Ukraine is scaling Lima electronic warfare to spoof GNSS and force Russian drones and missiles to miss, trading “kill” for cheaper, city-wide disruption amid interceptor shortages.

Share
Remains of Russian munitions in Kharkiv, illustrating the effects of long-range strikes and air-defence efforts.
Remains of Russian munitions in Kharkiv, illustrating the effects of long-range strikes and air-defence efforts.

Key facts

  • Lima is a Ukrainian EW system (Cascade Systems) that jams/spoofs satellite navigation to misdirect Russian drones and missiles rather than intercept them.
  • Cascade claims >400 systems supplied; fielded by the military since July 2024 and broadened to civilian infrastructure defence in Oct 2025.
  • Unit cost is cited up to UAH 3 million (~€58k); 30–100 units per major city (~€5m), compared in the source to one Patriot PAC-3 interceptor.

3 minute read

Ukraine is increasingly treating electronic warfare as a strategic substitute for scarce interceptor missiles, using the Lima system to reduce the probability of hit rather than guarantee kill. According to developers and Ukrainian land forces’ EW leadership cited by POLITICO, Lima generates area jamming and spoofing effects against satellite navigation, feeding false coordinates to incoming drones and missiles. The intended outcome is a controlled miss: where inertial-only fallback guidance accumulates error—cited as roughly 2 km per 100 km travelled—and where spoofing can further displace aimpoints by several kilometres, pushing impacts from dense urban targets toward open terrain.

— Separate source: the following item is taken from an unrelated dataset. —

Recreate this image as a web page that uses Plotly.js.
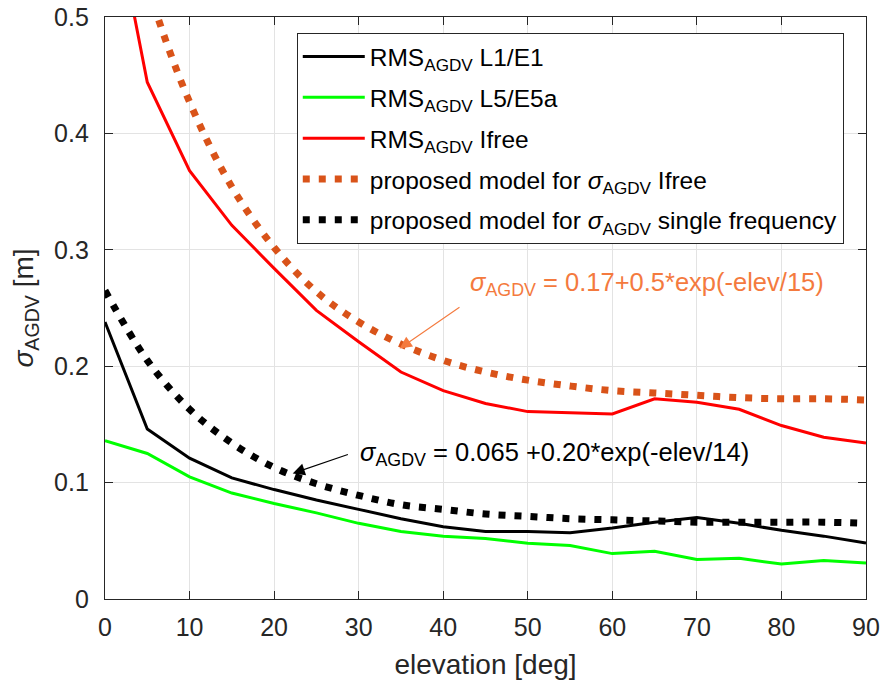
<!DOCTYPE html>
<html>
<head>
<meta charset="utf-8">
<script src="https://cdn.plot.ly/plotly-3.0.1.min.js"></script>
<style>
  html, body { margin: 0; padding: 0; background: #ffffff; }
  #chart { width: 884px; height: 682px; }
</style>
</head>
<body>
<div id="chart"></div>
<script>
// Elevation bins [deg]
const elevation = [0, 5, 10, 15, 20, 25, 30, 35, 40, 45, 50, 55, 60, 65, 70, 75, 80, 85, 90];

// Measured RMS of AGDV per elevation bin [m]
const rmsL1E1  = [0.238, 0.146, 0.121, 0.104, 0.094, 0.085, 0.077, 0.069, 0.062, 0.058, 0.058, 0.057, 0.061, 0.066, 0.070, 0.065, 0.059, 0.054, 0.048];
const rmsL5E5a = [0.136, 0.125, 0.105, 0.091, 0.082, 0.074, 0.065, 0.058, 0.054, 0.052, 0.048, 0.046, 0.039, 0.041, 0.034, 0.035, 0.030, 0.033, 0.031];
const rmsIfree = [0.630, 0.444, 0.368, 0.321, 0.284, 0.248, 0.221, 0.195, 0.179, 0.168, 0.161, 0.160, 0.159, 0.172, 0.169, 0.163, 0.149, 0.139, 0.134];

// Proposed sigma models [m]: 0.17+0.5*exp(-elev/15) and 0.065+0.20*exp(-elev/14)
const modelIfree  = [0.670, 0.528, 0.427, 0.354, 0.302, 0.264, 0.238, 0.219, 0.205, 0.195, 0.188, 0.183, 0.179, 0.177, 0.175, 0.173, 0.172, 0.172, 0.171];
const modelSingle = [0.265, 0.205, 0.163, 0.134, 0.113, 0.099, 0.089, 0.081, 0.077, 0.073, 0.071, 0.069, 0.068, 0.067, 0.066, 0.066, 0.066, 0.066, 0.065];

const seriesNames = [
  'RMS<sub>AGDV</sub> L1/E1',
  'RMS<sub>AGDV</sub> L5/E5a',
  'RMS<sub>AGDV</sub> Ifree',
  'proposed model for <i>σ</i><sub>AGDV</sub> Ifree',
  'proposed model for <i>σ</i><sub>AGDV</sub> single frequency'
];

const xTicks = [0, 10, 20, 30, 40, 50, 60, 70, 80, 90];
const yTicks = [0, 0.1, 0.2, 0.3, 0.4, 0.5];
const yTickText = ['0', '0.1', '0.2', '0.3', '0.4', '0.5'];

const axisGrey = '#262626';
const fontFam = 'Liberation Sans, Arial, Helvetica, sans-serif';
const annoOrange = '#F47A3E';

const traces = [
  { x: elevation, y: rmsL1E1,  name: seriesNames[0], legendgroup: 'a', mode: 'lines', line: { color: '#000000', width: 3 } },
  { x: elevation, y: rmsL5E5a, name: seriesNames[1], legendgroup: 'b', mode: 'lines', line: { color: '#00FF00', width: 3 } },
  { x: elevation, y: rmsIfree, name: seriesNames[2], legendgroup: 'c', mode: 'lines', line: { color: '#FF0000', width: 3 } },
  { x: elevation, y: modelIfree,  name: seriesNames[3], legendgroup: 'd', mode: 'lines', line: { color: '#D95319', width: 7, dash: '7px,9px', shape: 'spline' } },
  { x: elevation, y: modelSingle, name: seriesNames[4], legendgroup: 'e', mode: 'lines', line: { color: '#000000', width: 7, dash: '7px,9px', shape: 'spline' } }
];

const layout = {
  width: 884,
  height: 682,
  margin: { l: 105, r: 18, t: 17, b: 83, pad: 0 },
  paper_bgcolor: '#ffffff',
  plot_bgcolor: '#ffffff',
  font: { family: fontFam, color: axisGrey, size: 24 },
  showlegend: true,
  legend: {
    x: 0.252, y: 0.9725, xanchor: 'left', yanchor: 'top',
    bgcolor: '#ffffff', bordercolor: axisGrey, borderwidth: 1,
    font: { family: fontFam, size: 24.5, color: '#000000' },
    itemwidth: 62,
    tracegroupgap: 6,
    traceorder: 'grouped'
  },
  xaxis: {
    range: [0, 90],
    tickvals: xTicks,
    ticktext: xTicks.map(String),
    ticks: 'inside', ticklen: 8, tickwidth: 1.2, tickcolor: axisGrey,
    showline: true, linecolor: axisGrey, linewidth: 1.2, mirror: 'allticks',
    showgrid: true, gridcolor: '#E3E3E3', gridwidth: 1,
    zeroline: false,
    tickfont: { size: 25, color: axisGrey },
    ticklabelstandoff: 6,
    title: { text: 'elevation [deg]', font: { size: 28, color: axisGrey }, standoff: 14 }
  },
  yaxis: {
    range: [0, 0.5],
    tickvals: yTicks,
    ticktext: yTickText,
    ticks: 'inside', ticklen: 8, tickwidth: 1.2, tickcolor: axisGrey,
    showline: true, linecolor: axisGrey, linewidth: 1.2, mirror: 'allticks',
    showgrid: true, gridcolor: '#E3E3E3', gridwidth: 1,
    zeroline: false,
    tickfont: { size: 25, color: axisGrey },
    ticklabelstandoff: 10,
    title: { text: '<i>σ</i><sub>AGDV</sub> [m]', font: { size: 28, color: axisGrey }, standoff: 12 }
  },
  annotations: [
    // model formula labels
    { x: 42.9, y: 0.271, xref: 'x', yref: 'y', xanchor: 'left', yanchor: 'middle', showarrow: false,
      text: '<i>σ</i><sub>AGDV</sub> = 0.17+0.5*exp(-elev/15)', font: { size: 25.5, color: annoOrange } },
    { x: 29.9, y: 0.1245, xref: 'x', yref: 'y', xanchor: 'left', yanchor: 'middle', showarrow: false,
      text: '<i>σ</i><sub>AGDV</sub> = 0.065 +0.20*exp(-elev/14)', font: { size: 25.5, color: '#000000' } },
    // pointers from the labels to the model curves
    { x: 34.85, y: 0.2152, ax: 42.1, ay: 0.2515, xref: 'x', yref: 'y', axref: 'x', ayref: 'y',
      text: '', showarrow: true, arrowhead: 2, arrowsize: 2.2, arrowwidth: 1.1, arrowcolor: annoOrange },
    { x: 22.2, y: 0.1079, ax: 28.9, ay: 0.1245, xref: 'x', yref: 'y', axref: 'x', ayref: 'y',
      text: '', showarrow: true, arrowhead: 2, arrowsize: 2.2, arrowwidth: 1.1, arrowcolor: '#000000' }
  ]
};

Plotly.newPlot('chart', traces, layout, { displayModeBar: false, staticPlot: true });
</script>
</body>
</html>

The programme’s stated value proposition is scale. Cascade Systems says each Lima unit costs up to UAH 3 million (about €58,000) depending on version, with 30–100 units needed to cover a major city, implying a city-wide bill in the low single-digit millions of euros—explicitly compared in the source to the price of one Patriot PAC-3 missile. Cascade claims more than 400 Limas delivered; the Ukrainian military began using them in July 2024 and later broadened their employment to defend civilian infrastructure in October 2025. The company attributes to Lima the disruption of 20,500 Shahed drones and the misdirection of dozens of ballistic and cruise missiles over the last 18 months, including newer iterations advertised as capable against long-range weapons relying on GLONASS.

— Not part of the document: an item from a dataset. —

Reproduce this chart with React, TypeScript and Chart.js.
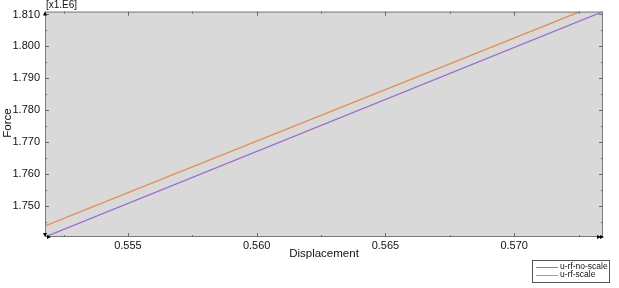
import { useEffect, useRef } from 'react';
import { Chart, registerables } from 'chart.js';

Chart.register(...registerables);

const seriesNames = ['u-rf-no-scale', 'u-rf-scale'];
const purpleDisp = [0.55178, 0.57345];
const purpleForce = [1.7403e6, 1.8109e6];
const orangeDisp = [0.55178, 0.57256];
const orangeForce = [1.7438e6, 1.8109e6];

const xMajorTicks = [0.555, 0.56, 0.565, 0.57];
const xMinorTicks = [0.5525, 0.5575, 0.5625, 0.5675, 0.5725];
const xTickLabels = ['0.555', '0.560', '0.565', '0.570'];
const yMajorTicks = [1.75e6, 1.76e6, 1.77e6, 1.78e6, 1.79e6, 1.8e6, 1.81e6];
const yMinorTicks = [1.745e6, 1.755e6, 1.765e6, 1.775e6, 1.785e6, 1.795e6, 1.805e6];
const yTickLabels = ['1.750', '1.760', '1.770', '1.780', '1.790', '1.800', '1.810'];

const xRange = [0.55178, 0.57345];
const yRange = [1.7403e6, 1.8109e6];

const colors = ['#9a6ccb', '#e28c55'];
const FONT = "'Liberation Sans', Arial, sans-serif";

const decorPlugin = {
  id: 'decor',
  beforeDatasetsDraw(chart: any) {
    const { ctx, chartArea: a } = chart;
    ctx.save();
    ctx.fillStyle = '#d9d9d9';
    ctx.fillRect(a.left, a.top, a.right - a.left, a.bottom - a.top);
    ctx.restore();
  },
  afterDraw(chart: any) {
    const { ctx, chartArea: a } = chart;
    const xs = chart.scales.x;
    const ys = chart.scales.y;
    ctx.save();
    // border
    ctx.strokeStyle = '#7a7a7a';
    ctx.lineWidth = 1;
    ctx.strokeRect(a.left + 0.5, a.top + 0.5, a.right - a.left - 1, a.bottom - a.top - 1);
    // ticks
    const tick = (vals: number[], len: number) => {
      ctx.beginPath();
      for (const v of vals) {
        const px = Math.round(xs.getPixelForValue(v)) + 0.5;
        ctx.moveTo(px, a.bottom);
        ctx.lineTo(px, a.bottom - len);
        ctx.moveTo(px, a.top);
        ctx.lineTo(px, a.top + len);
      }
      ctx.stroke();
    };
    const tickY = (vals: number[], len: number) => {
      ctx.beginPath();
      for (const v of vals) {
        const py = Math.round(ys.getPixelForValue(v)) + 0.5;
        ctx.moveTo(a.left, py);
        ctx.lineTo(a.left + len, py);
        ctx.moveTo(a.right, py);
        ctx.lineTo(a.right - len, py);
      }
      ctx.stroke();
    };
    ctx.strokeStyle = '#6a6a6a';
    tick(xMajorTicks, 4);
    tick(xMinorTicks, 2);
    tickY(yMajorTicks, 4);
    tickY(yMinorTicks, 2);

    // corner markers
    ctx.fillStyle = '#000';
    const tri = (pts: number[][]) => {
      ctx.beginPath();
      ctx.moveTo(pts[0][0], pts[0][1]);
      for (let i = 1; i < pts.length; i++) ctx.lineTo(pts[i][0], pts[i][1]);
      ctx.closePath();
      ctx.fill();
    };
    const L = a.left, B = a.bottom, R = a.right, T = a.top;
    tri([[L - 2, T + 4], [L + 2, T + 4], [L, T]]);
    tri([[L - 2, B - 4], [L + 2, B - 4], [L, B]]);
    tri([[L + 2, B - 2], [L + 2, B + 2], [L + 6, B]]);
    tri([[R - 6, B - 2], [R - 6, B + 2], [R - 2, B]]);
    tri([[R - 3, B - 2], [R - 3, B + 2], [R + 1, B]]);

    // scale factor label
    ctx.fillStyle = '#111';
    ctx.font = `10px ${FONT}`;
    ctx.textAlign = 'left';
    ctx.textBaseline = 'middle';
    ctx.fillText('[x1.E6]', a.left + 1, 5);

    // axis titles
    ctx.font = `11.5px ${FONT}`;
    ctx.textAlign = 'center';
    ctx.textBaseline = 'middle';
    ctx.fillText('Displacement', (a.left + a.right) / 2, 254);
    ctx.save();
    ctx.translate(8, 123);
    ctx.rotate(-Math.PI / 2);
    ctx.fillText('Force', 0, 0);
    ctx.restore();

    // legend
    const bx = 532, by = 260, bw = 78, bh = 23;
    ctx.fillStyle = '#ffffff';
    ctx.fillRect(bx, by, bw, bh);
    ctx.strokeStyle = '#555';
    ctx.strokeRect(bx + 0.5, by + 0.5, bw - 1, bh - 1);
    ctx.font = `8.5px ${FONT}`;
    ctx.textAlign = 'left';
    ctx.textBaseline = 'middle';
    seriesNames.forEach((name, i) => {
      const yy = by + 7 + i * 8;
      ctx.strokeStyle = colors[i];
      ctx.lineWidth = 1;
      ctx.beginPath();
      ctx.moveTo(bx + 4, yy + 0.5);
      ctx.lineTo(bx + 26, yy + 0.5);
      ctx.stroke();
      ctx.fillStyle = '#111';
      ctx.fillText(name, bx + 28, yy);
    });
    ctx.restore();
  },
};

export default function App() {
  const ref = useRef<HTMLCanvasElement | null>(null);
  useEffect(() => {
    if (!ref.current) return;
    const chart = new Chart(ref.current, {
      type: 'line',
      data: {
        datasets: [
          {
            label: seriesNames[0],
            data: purpleDisp.map((x, i) => ({ x, y: purpleForce[i] })),
            borderColor: colors[0],
            borderWidth: 1.2,
            pointRadius: 0,
            tension: 0,
          },
          {
            label: seriesNames[1],
            data: orangeDisp.map((x, i) => ({ x, y: orangeForce[i] })),
            borderColor: colors[1],
            borderWidth: 1.2,
            pointRadius: 0,
            tension: 0,
          },
        ],
      },
      options: {
        animation: false,
        responsive: false,
        maintainAspectRatio: false,
        layout: { padding: { left: 0, top: 11, right: 16, bottom: 0 } },
        plugins: { legend: { display: false }, tooltip: { enabled: false } },
        scales: {
          x: {
            type: 'linear',
            min: xRange[0],
            max: xRange[1],
            grid: { display: false, drawTicks: false },
            border: { display: false },
            afterBuildTicks: (s: any) => {
              s.ticks = xMajorTicks.map((v) => ({ value: v }));
            },
            afterFit: (s: any) => {
              s.height = 51;
            },
            ticks: {
              autoSkip: false,
              maxRotation: 0,
              padding: 2,
              color: '#111',
              font: { family: FONT, size: 11 },
              callback: (v: any) => {
                const i = xMajorTicks.findIndex((t) => Math.abs(t - v) < 1e-9);
                return i >= 0 ? xTickLabels[i] : '';
              },
            },
          },
          y: {
            type: 'linear',
            min: yRange[0],
            max: yRange[1],
            grid: { display: false, drawTicks: false },
            border: { display: false },
            afterBuildTicks: (s: any) => {
              s.ticks = yMajorTicks.map((v) => ({ value: v }));
            },
            afterFit: (s: any) => {
              s.width = 45;
            },
            ticks: {
              autoSkip: false,
              padding: 5,
              color: '#111',
              font: { family: FONT, size: 11 },
              callback: (v: any) => {
                const i = yMajorTicks.findIndex((t) => Math.abs(t - v) < 1);
                return i >= 0 ? yTickLabels[i] : '';
              },
            },
          },
        },
      },
      plugins: [decorPlugin],
    });
    return () => chart.destroy();
  }, []);
  return (
    <div style={{ position: 'fixed', left: 0, top: 0, width: 619, height: 288, background: '#fff' }}>
      <canvas ref={ref} width={619} height={288} style={{ width: 619, height: 288 }} />
    </div>
  );
}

The operational trade-off is that EW does not eliminate the warhead. Ukrainian officials quoted in the source stress that jammed or spoofed weapons still fall and may still cause damage, whereas kinetic air defence can fragment threats in the air (with debris risks but generally reduced explosive effect on the ground). This distinction matters for critical infrastructure protection, casualty mitigation, and for the political management of “residual impacts” even when defences are working as designed.

For Europe, Lima’s reported outcomes reinforce a procurement implication: high-end interceptors remain indispensable for terminal defence, but mass, relatively low-cost EW coverage can materially shift the cost-exchange ratio and complicate adversary strike planning. The Lima-Kometa adaptation cycle described—Russia’s upgraded anti-jamming antennas in early 2025 temporarily blunting Ukrainian EW, followed by a “Lima Quant” update after three months—also underlines an industrial requirement for European forces: rapid reprogrammability, field-upgradable waveforms, and feedback loops that tie damage assessment to continuous EW software/hardware refresh, rather than static multi-year capability drops.